-- Start of DATA --

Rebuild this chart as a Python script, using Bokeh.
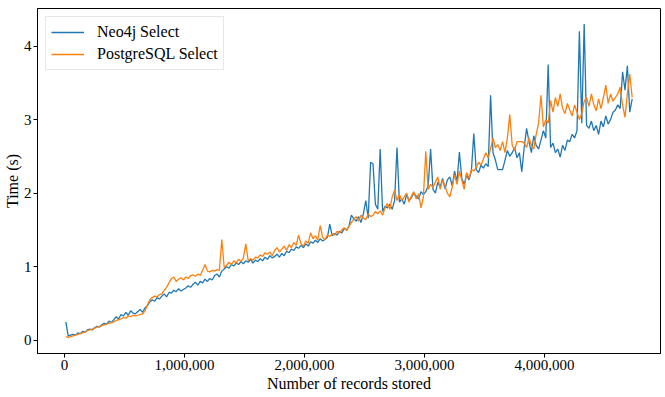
from bokeh.plotting import figure
from bokeh.models import FixedTicker, NumeralTickFormatter, Range1d, Legend, LegendItem
from bokeh.embed import file_html
from bokeh.resources import INLINE

# number of records stored (x), every 20,000 records from 10,000
records = list(range(10000, 4730001, 20000))

neo4j_select = [
    0.25, 0.06, 0.07, 0.08, 0.07, 0.10, 0.09, 0.12, 0.11, 0.14,
    0.15, 0.14, 0.17, 0.19, 0.18, 0.21, 0.23, 0.22, 0.26, 0.24,
    0.28, 0.32, 0.29, 0.35, 0.33, 0.38, 0.34, 0.40, 0.37, 0.36,
    0.39, 0.42, 0.38, 0.44, 0.47, 0.52, 0.55, 0.53, 0.58, 0.56,
    0.60, 0.63, 0.59, 0.65, 0.64, 0.68, 0.66, 0.70, 0.67, 0.69,
    0.71, 0.74, 0.72, 0.76, 0.79, 0.75, 0.80, 0.78, 0.83, 0.80,
    0.84, 0.82, 0.88, 0.90, 0.86, 0.94, 0.97, 1.00, 0.98, 1.03,
    1.01, 1.05, 1.03, 1.07, 1.04, 1.08, 1.06, 1.10, 1.05, 1.09,
    1.07, 1.11, 1.08, 1.13, 1.10, 1.15, 1.12, 1.14, 1.17, 1.13,
    1.18, 1.15, 1.21, 1.19, 1.24, 1.22, 1.27, 1.25, 1.29, 1.26,
    1.31, 1.28, 1.34, 1.32, 1.36, 1.33, 1.38, 1.35, 1.37, 1.40,
    1.58, 1.42, 1.45, 1.43, 1.48, 1.46, 1.52, 1.50, 1.55, 1.70,
    1.65, 1.62, 1.68, 1.60, 1.72, 1.90, 1.66, 2.42, 2.40, 1.85,
    1.78, 2.60, 1.75, 1.82, 1.80, 1.85, 1.78, 1.90, 2.62, 1.88,
    1.92, 1.85, 1.98, 1.90, 1.94, 2.00, 1.96, 1.92, 2.02, 1.98,
    2.02, 2.10, 2.60, 2.05, 2.00, 2.15, 2.08, 2.20, 2.06, 2.18,
    2.22, 2.10, 2.30, 2.15, 2.56, 2.20, 2.12, 2.25, 2.18, 2.30,
    2.81, 2.32, 2.28, 2.38, 2.34, 2.40, 2.36, 3.33, 2.55, 2.45,
    2.32, 2.32, 2.32, 2.45, 2.58, 2.50, 2.55, 2.62, 2.48, 2.55,
    2.29, 2.62, 2.88, 2.70, 2.55, 2.78, 2.65, 2.60, 2.72, 2.85,
    2.75, 3.75, 2.62, 2.68, 2.55, 2.60, 2.49, 2.65, 2.58, 2.72,
    2.70, 2.80, 2.75, 2.85, 4.20, 2.95, 4.30, 2.92, 2.88, 2.98,
    2.85, 2.92, 2.80, 2.98, 2.90, 3.05, 2.94, 3.00, 3.10, 3.13,
    3.20, 3.15, 3.65, 3.40, 3.73, 3.10, 3.28,
]

postgresql_select = [
    0.05, 0.04, 0.05, 0.06, 0.07, 0.08, 0.09, 0.10, 0.11, 0.13,
    0.14, 0.15, 0.16, 0.18, 0.19, 0.20, 0.21, 0.22, 0.23, 0.24,
    0.25, 0.27, 0.28, 0.29, 0.31, 0.30, 0.33, 0.32, 0.34, 0.33,
    0.34, 0.35, 0.36, 0.40, 0.48, 0.55, 0.58, 0.60, 0.59, 0.62,
    0.63, 0.68, 0.72, 0.78, 0.84, 0.86, 0.80, 0.83, 0.85, 0.82,
    0.86, 0.84, 0.88, 0.89, 0.87, 0.90, 0.88, 0.95, 1.03, 0.94,
    0.93, 0.95, 0.94, 0.96, 0.95, 1.37, 0.99, 1.02, 1.06, 1.03,
    1.08, 1.05, 1.10, 1.07, 1.12, 1.31, 1.08, 1.11, 1.09, 1.13,
    1.12, 1.16, 1.14, 1.19, 1.17, 1.20, 1.15, 1.22, 1.26, 1.20,
    1.24, 1.28, 1.22, 1.30, 1.26, 1.33, 1.29, 1.43, 1.31, 1.28,
    1.35, 1.32, 1.46, 1.38, 1.42, 1.36, 1.56, 1.40, 1.37, 1.43,
    1.41, 1.45, 1.43, 1.48, 1.46, 1.50, 1.53, 1.49, 1.55, 1.60,
    1.65, 1.68, 1.62, 1.70, 1.66, 1.64, 1.72, 1.68, 1.70, 1.75,
    1.72, 1.76, 1.70, 1.80, 1.86, 1.78, 1.95, 2.04, 1.90, 1.98,
    1.90, 1.95, 2.00, 1.88, 1.96, 2.02, 1.92, 1.99, 1.80, 1.95,
    2.57, 2.05, 2.12, 2.08, 2.15, 2.22, 2.05, 2.18, 2.10, 2.00,
    1.95, 2.08, 2.25, 2.12, 2.30, 2.18, 2.05, 2.28, 2.20, 2.32,
    2.30, 2.35, 2.42, 2.38, 2.46, 2.55, 2.48, 2.60, 2.75, 2.62,
    2.66, 2.58, 2.70, 2.55, 2.75, 3.07, 2.65, 2.58, 2.70, 2.70,
    2.70, 2.68, 2.62, 2.75, 2.65, 2.60, 2.80, 2.95, 3.33, 2.90,
    3.00, 2.95, 3.26, 3.10, 3.30, 3.18, 3.35, 3.15, 3.08, 3.22,
    3.13, 3.05, 3.20, 3.10, 3.00, 3.08, 3.25, 3.30, 3.18, 3.35,
    3.20, 3.12, 3.28, 3.15, 3.30, 3.47, 3.22, 3.35, 3.25, 3.30,
    3.35, 3.44, 3.20, 3.03, 3.35, 3.62, 3.30,
]

x_ticks = [0, 1000000, 2000000, 3000000, 4000000]
y_ticks = [0, 1, 2, 3, 4]
series_names = ["Neo4j Select", "PostgreSQL Select"]
series_colors = ["#1f77b4", "#ff7f0e"]

FONT = "Liberation Serif"

p = figure(width=664, height=396, output_backend="svg", toolbar_location=None,
           x_range=Range1d(-226000, 4966000), y_range=Range1d(-0.18, 4.51),
           min_border_top=8, min_border_right=4, min_border_left=37,
           min_border_bottom=43)

r1 = p.line(records, neo4j_select, line_color=series_colors[0], line_width=1.3)
r2 = p.line(records, postgresql_select, line_color=series_colors[1], line_width=1.3)

p.xgrid.visible = False
p.ygrid.visible = False
p.outline_line_color = "black"
p.outline_line_width = 1
p.background_fill_color = "white"
p.border_fill_color = "white"

p.xaxis.ticker = FixedTicker(ticks=x_ticks)
p.yaxis.ticker = FixedTicker(ticks=y_ticks)
p.xaxis.formatter = NumeralTickFormatter(format="0,0")
p.xaxis.axis_label = "Number of records stored"
p.yaxis.axis_label = "Time (s)"

for ax in (p.xaxis[0], p.yaxis[0]):
    ax.axis_line_color = "black"
    ax.major_tick_line_color = "black"
    ax.major_tick_out = 4
    ax.major_tick_in = 0
    ax.minor_tick_line_color = None
    ax.major_label_text_font = FONT
    ax.major_label_text_font_size = "15px"
    ax.major_label_text_color = "black"
    ax.axis_label_text_font = FONT
    ax.axis_label_text_font_size = "16px"
    ax.axis_label_text_font_style = "normal"
    ax.axis_label_text_color = "black"
    ax.major_label_standoff = 2
    ax.axis_label_standoff = 2
p.yaxis[0].axis_label_standoff = 0

legend = Legend(items=[LegendItem(label=series_names[0], renderers=[r1]),
                       LegendItem(label=series_names[1], renderers=[r2])],
                location="top_left")
legend.label_text_font = FONT
legend.label_text_font_size = "16px"
legend.label_text_color = "black"
legend.border_line_color = "#d0d0d0"
legend.border_line_width = 1
legend.background_fill_alpha = 0.9
legend.padding = 5
legend.margin = 8
legend.glyph_width = 33
legend.glyph_height = 20
legend.label_height = 20
legend.label_standoff = 13
legend.spacing = 2
p.add_layout(legend)

open("out.html", "w").write(file_html(p, INLINE))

-- End of DATA --

• **WHAT THIS TASK INVOLVES**: Exactly reproduce the run of lines from the start of the listing through the line with "from bokeh.resources import INLINE", inclusive; pictures are not copied.

• **EXERCISE RESULT**:
Rebuild this chart as a Python script, using Bokeh.
from bokeh.plotting import figure
from bokeh.models import FixedTicker, NumeralTickFormatter, Range1d, Legend, LegendItem
from bokeh.embed import file_html
from bokeh.resources import INLINE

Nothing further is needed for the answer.